You are one of the leading experts on the laogai system. Tell me, what were your findings and how has it changed?
The laogai system is a part of the Communist system. The Chinese Communist regime cannot survive without the laogai system. It is not like in the West, where criminals are sentenced accordingly. In China, all prisoners, including the petty criminals, are all forced to work at the labor camps. They have no choice. They are forced to "reform" - that means undergo brainwashing so they can uphold the Communist system. They make you change the way you think otherwise they will not let you out. This is the purpose of the system - to turn people into socialist people.
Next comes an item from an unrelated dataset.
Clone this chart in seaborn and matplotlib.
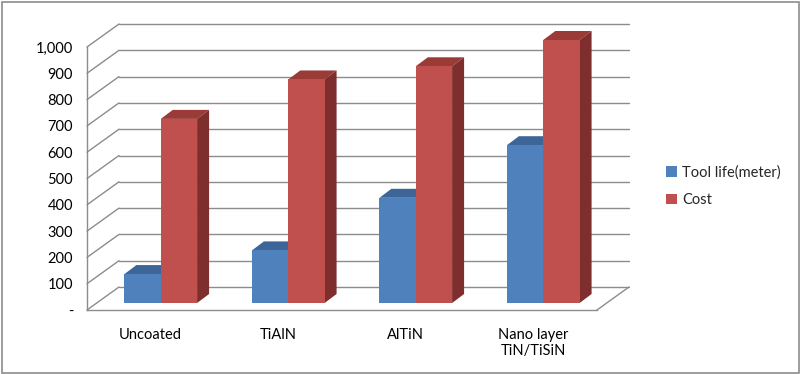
import numpy as np
import pandas as pd
import seaborn as sns
import matplotlib
matplotlib.use("Agg")
import matplotlib.pyplot as plt
from matplotlib.patches import Polygon, Patch, Rectangle
from matplotlib.lines import Line2D
from matplotlib.transforms import ScaledTranslation, IdentityTransform

categories = ["Uncoated", "TiAlN", "AlTiN", "Nano layer\nTiN/TiSiN"]
tool_life = [110, 200, 400, 600]
cost = [700, 850, 900, 1000]
series_names = ["Tool life(meter)", "Cost"]
yticks = [0, 100, 200, 300, 400, 500, 600, 700, 800, 900, 1000]

df = pd.DataFrame({
    "Coating": categories * 2,
    "Series": [series_names[0]] * 4 + [series_names[1]] * 4,
    "Value": tool_life + cost,
})

sns.set_theme(style="white")
plt.rcParams["font.family"] = ["Lato", "DejaVu Sans"]

DPI = 100
W, H = 801, 374
fig = plt.figure(figsize=(W / DPI, H / DPI), dpi=DPI)
fig.patch.set_facecolor("white")

# front plane of the 3D box
L, R, B, T = 87, 597, 310, 47
ax = fig.add_axes([L / W, (H - B) / H, (R - L) / W, (B - T) / H])
ax.set_facecolor("none")

blue, red = "#4F81BD", "#C0504D"
blue_top, red_top = "#3D6597", "#9A3B38"
blue_side, red_side = "#325580", "#7E2E2C"
grid_c = "#8C8C8C"

sns.barplot(data=df, x="Coating", y="Value", hue="Series", order=categories,
            hue_order=series_names, palette=[blue, red], width=0.57,
            saturation=1, ax=ax, legend=False, errorbar=None, zorder=3)
ax.set_xlim(-0.5, 3.5)
ax.set_ylim(0, 1000)

# depth offsets (pixels)
WALL_DX, WALL_DY = 32, 23
BAR_DX, BAR_DY = 10, 7
DEP_DX, DEP_DY = 12, 9

ident = IdentityTransform()

def to_px(x, y):
    return ax.transData.transform((x, y))

# back wall gridlines and left-wall diagonals
for v in yticks:
    x0, y0 = to_px(-0.5, v)
    x1, y1 = to_px(3.5, v)
    fig.add_artist(Line2D([x0 + WALL_DX, x1 + WALL_DX], [y0 + WALL_DY, y1 + WALL_DY],
                          color=grid_c, lw=1.0, transform=ident, zorder=1))
    fig.add_artist(Line2D([x0, x0 + WALL_DX], [y0, y0 + WALL_DY],
                          color=grid_c, lw=1.0, transform=ident, zorder=1))
# right floor diagonal
xr, yr = to_px(3.5, 0)
fig.add_artist(Line2D([xr, xr + WALL_DX], [yr, yr + WALL_DY],
                      color=grid_c, lw=1.0, transform=ident, zorder=1))

# 3D bars: shift front faces and add top/side faces
offset = ScaledTranslation(BAR_DX / DPI, BAR_DY / DPI, fig.dpi_scale_trans)
bars = list(ax.patches)
for p in bars:
    fc = matplotlib.colors.to_hex(p.get_facecolor())
    is_blue = fc.lower() == blue.lower()
    x, w, h = p.get_x(), p.get_width(), p.get_height()
    (px0, py0) = to_px(x, 0)
    (px1, py1) = to_px(x + w, h)
    px0 += BAR_DX; px1 += BAR_DX; py0 += BAR_DY; py1 += BAR_DY
    p.set_visible(False)
    z = 2 if is_blue else 4
    front = Polygon([(px0, py0), (px1, py0), (px1, py1), (px0, py1)], closed=True,
                    facecolor=blue if is_blue else red, edgecolor="none",
                    transform=ident, zorder=z + 0.5)
    top = Polygon([(px0, py1), (px1, py1), (px1 + DEP_DX, py1 + DEP_DY),
                   (px0 + DEP_DX, py1 + DEP_DY)], closed=True,
                  facecolor=blue_top if is_blue else red_top, edgecolor="none",
                  transform=ident, zorder=z)
    side = Polygon([(px1, py0), (px1 + DEP_DX, py0 + DEP_DY),
                    (px1 + DEP_DX, py1 + DEP_DY), (px1, py1)], closed=True,
                   facecolor=blue_side if is_blue else red_side, edgecolor="none",
                   transform=ident, zorder=z)
    for a in (front, top, side):
        fig.add_artist(a)

# axes styling
for s in ["top", "right"]:
    ax.spines[s].set_visible(False)
for s in ["left", "bottom"]:
    ax.spines[s].set_color(grid_c)
    ax.spines[s].set_linewidth(1.0)
    ax.spines[s].set_zorder(1)

ax.set_yticks(yticks)
ax.set_yticklabels(["-" if v == 0 else f"{v:,}" for v in yticks])
ax.set_xticks(range(len(categories)))
ax.set_xticklabels(categories)
ax.set_xticks([-0.5, 0.5, 1.5, 2.5, 3.5], minor=True)
ax.tick_params(axis="x", which="major", length=0, pad=13, labelsize=10.5, colors="#000000")
ax.tick_params(axis="x", which="minor", length=5, width=1, color=grid_c, direction="out")
ax.tick_params(axis="y", length=4, width=1, color=grid_c, direction="out", pad=6,
               labelsize=10.5, labelcolor="#000000")
ax.set_xlabel("")
ax.set_ylabel("")
ax.grid(False)

# legend
handles = [Patch(facecolor=blue, edgecolor="none"), Patch(facecolor=red, edgecolor="none")]
fig.legend(handles, series_names, loc="center left",
           bbox_to_anchor=(666 / W, 1 - 186 / H), frameon=False, fontsize=10.5,
           handlelength=0.75, handleheight=0.75, handletextpad=0.35, labelspacing=0.95,
           borderaxespad=0, borderpad=0)

# outer chart border
fig.add_artist(Rectangle((1.5 / W, 1.5 / H), (W - 3.5) / W, (H - 3.5) / H,
                         transform=fig.transFigure, fill=False, edgecolor="#8C8C8C", lw=1.2))

fig.savefig("out.png", dpi=DPI)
The laogai system is not a thing of the past, it is happening right now. Rights groups estimate that hundreds of thousands of people are imprisoned there. Do you think that given what the Chinese government has been saying about its intentions to reform the system that the system might be abolished?
First of all, I think it will be impossible to abolish them. Secondly, what kind of reform are they talking about? We heard about reform in Poland, in East Germany, we heard of reform from the Soviet Union. Do you think any Communist system can reform to become a free political system? No way. It is impossible. We have heard of reforms many, many times and many different ways. But in the end, it is impossible.
The people in the laogai system now, do you think they are experiencing the same thing you experienced? Hunger, beatings, torture - are these the kind of things that are going on now?
Without torture, there are no labor camps. The purpose of the laogais is evil; they violate Communist law. They violate the Communist institution.